** start Dataset extract **

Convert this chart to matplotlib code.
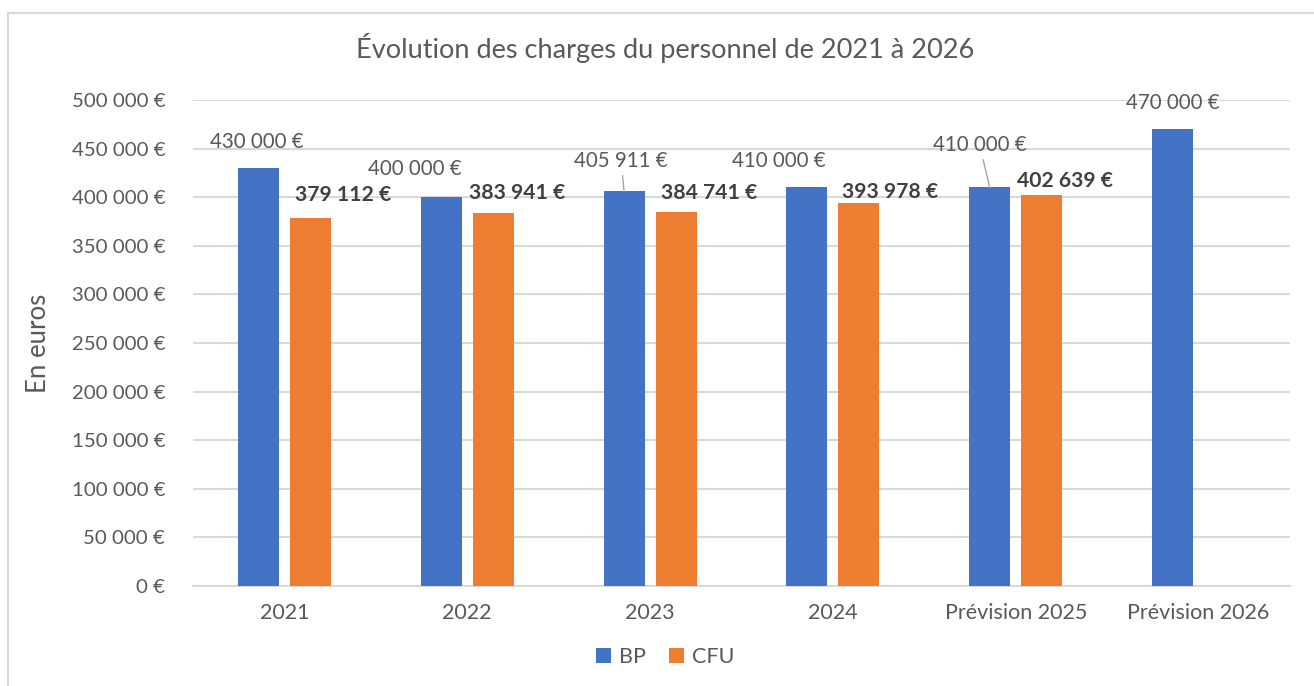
import matplotlib
matplotlib.use("Agg")
import matplotlib.pyplot as plt
from matplotlib.lines import Line2D
from matplotlib.patches import Patch
import numpy as np

categories = ["2021", "2022", "2023", "2024", "Prévision 2025", "Prévision 2026"]
bp_values = [430000, 400000, 405911, 410000, 410000, 470000]
cfu_values = [379112, 383941, 384741, 393978, 402639, None]
yticks = [0, 50000, 100000, 150000, 200000, 250000, 300000, 350000, 400000, 450000, 500000]
title = "Évolution des charges du personnel de 2021 à 2026"
ylabel = "En euros"
series_names = ["BP", "CFU"]

# label offsets in pixels (dx, dy) relative to bar top centre -- layout only
bp_offsets = [(-1.5, 26), (-26, 28), (-3, 30), (-28, 26), (-10, 42), (0, 26)]
bp_leader = [False, False, True, False, True, False]
cfu_offsets = [(33, 23), (24, 20), (33, 19), (31, 11), (23, 14)]

BLUE = "#4472C4"
ORANGE = "#ED7D31"
TXT = "#595959"
GRID = "#D9D9D9"

plt.rcParams['font.family'] = ['Lato', 'DejaVu Sans']

def fmt(v):
    s = f"{int(v):,}".replace(",", " ")
    return f"{s} €"

W, H = 1314, 686
fig = plt.figure(figsize=(W / 100, H / 100), dpi=100)
ax = fig.add_axes([193 / W, 1 - 586 / H, (1290 - 193) / W, (586 - 100) / H])

# chart border (top and left visible)
fig.add_artist(Line2D([8 / W, 8 / W], [0, 1 - 13 / H], transform=fig.transFigure, color=GRID, lw=1.5))
fig.add_artist(Line2D([8 / W, 1], [1 - 13 / H, 1 - 13 / H], transform=fig.transFigure, color=GRID, lw=1.5))

x = np.arange(len(categories))
bw = 41 / 182.8
gap = 11 / 182.8
xb = x - (bw + gap) / 2
xc = x + (bw + gap) / 2

ax.bar(xb, bp_values, width=bw, color=BLUE, zorder=3)
cfu_x = [xc[i] for i, v in enumerate(cfu_values) if v is not None]
cfu_v = [v for v in cfu_values if v is not None]
ax.bar(cfu_x, cfu_v, width=bw, color=ORANGE, zorder=3)

ax.set_xlim(-0.5, len(categories) - 0.5)
ax.set_ylim(0, 500000)
ax.set_yticks(yticks)
ax.set_yticklabels([fmt(v) for v in yticks], fontsize=14.7, color=TXT)
ax.set_xticks(x)
ax.set_xticklabels(categories, fontsize=15.5, color=TXT)
ax.tick_params(axis='both', length=0)
ax.tick_params(axis='y', pad=20)
ax.tick_params(axis='x', pad=12)
ax.grid(axis='y', color=GRID, lw=1.5, zorder=0)
ax.set_axisbelow(True)
for s in ["top", "right", "left"]:
    ax.spines[s].set_visible(False)
ax.spines["bottom"].set_color(GRID)
ax.spines["bottom"].set_linewidth(1.5)

for i, v in enumerate(bp_values):
    dx, dy = bp_offsets[i]
    kw = {}
    if bp_leader[i]:
        kw["arrowprops"] = dict(arrowstyle='-', color="#A6A6A6", lw=1.0, shrinkA=1, shrinkB=0)
    ax.annotate(fmt(v), xy=(xb[i], v), xytext=(dx, dy), textcoords='offset pixels',
                ha='center', va='center', fontsize=14.8, color=TXT, zorder=5, **kw)
for i, v in enumerate(cfu_values):
    if v is None:
        continue
    dx, dy = cfu_offsets[i]
    ax.annotate(fmt(v), xy=(xc[i], v), xytext=(dx, dy), textcoords='offset pixels',
                ha='center', va='center', fontsize=15.2, color="#404040", fontweight='bold', zorder=5)

fig.text(665 / W, 1 - 48 / H, title, ha='center', va='center', fontsize=19.5, color=TXT)
fig.text(38 / W, 1 - 343 / H, ylabel, ha='center', va='center', rotation=90, fontsize=18.5, color=TXT)

handles = [Patch(facecolor=BLUE), Patch(facecolor=ORANGE)]
leg = fig.legend(handles, series_names, loc='center', bbox_to_anchor=(665 / W, 1 - 657 / H),
                 ncol=2, frameon=False, fontsize=15.5, handlelength=0.7, handleheight=0.7,
                 handletextpad=0.35, columnspacing=1.1)
for t in leg.get_texts():
    t.set_color(TXT)

fig.savefig("out.png", dpi=100)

** end Dataset extract **

■ **Work required**
Give again, exactly, the lines from the start of the data through the one holding "ax.bar(cfu_x, cfu_v, width=bw, color=ORANGE, zorder=3)"; omit the pictures.

■ **Solution for this task**
Convert this chart to matplotlib code.
import matplotlib
matplotlib.use("Agg")
import matplotlib.pyplot as plt
from matplotlib.lines import Line2D
from matplotlib.patches import Patch
import numpy as np

categories = ["2021", "2022", "2023", "2024", "Prévision 2025", "Prévision 2026"]
bp_values = [430000, 400000, 405911, 410000, 410000, 470000]
cfu_values = [379112, 383941, 384741, 393978, 402639, None]
yticks = [0, 50000, 100000, 150000, 200000, 250000, 300000, 350000, 400000, 450000, 500000]
title = "Évolution des charges du personnel de 2021 à 2026"
ylabel = "En euros"
series_names = ["BP", "CFU"]

# label offsets in pixels (dx, dy) relative to bar top centre -- layout only
bp_offsets = [(-1.5, 26), (-26, 28), (-3, 30), (-28, 26), (-10, 42), (0, 26)]
bp_leader = [False, False, True, False, True, False]
cfu_offsets = [(33, 23), (24, 20), (33, 19), (31, 11), (23, 14)]

BLUE = "#4472C4"
ORANGE = "#ED7D31"
TXT = "#595959"
GRID = "#D9D9D9"

plt.rcParams['font.family'] = ['Lato', 'DejaVu Sans']

def fmt(v):
    s = f"{int(v):,}".replace(",", " ")
    return f"{s} €"

W, H = 1314, 686
fig = plt.figure(figsize=(W / 100, H / 100), dpi=100)
ax = fig.add_axes([193 / W, 1 - 586 / H, (1290 - 193) / W, (586 - 100) / H])

# chart border (top and left visible)
fig.add_artist(Line2D([8 / W, 8 / W], [0, 1 - 13 / H], transform=fig.transFigure, color=GRID, lw=1.5))
fig.add_artist(Line2D([8 / W, 1], [1 - 13 / H, 1 - 13 / H], transform=fig.transFigure, color=GRID, lw=1.5))

x = np.arange(len(categories))
bw = 41 / 182.8
gap = 11 / 182.8
xb = x - (bw + gap) / 2
xc = x + (bw + gap) / 2

ax.bar(xb, bp_values, width=bw, color=BLUE, zorder=3)
cfu_x = [xc[i] for i, v in enumerate(cfu_values) if v is not None]
cfu_v = [v for v in cfu_values if v is not None]
ax.bar(cfu_x, cfu_v, width=bw, color=ORANGE, zorder=3)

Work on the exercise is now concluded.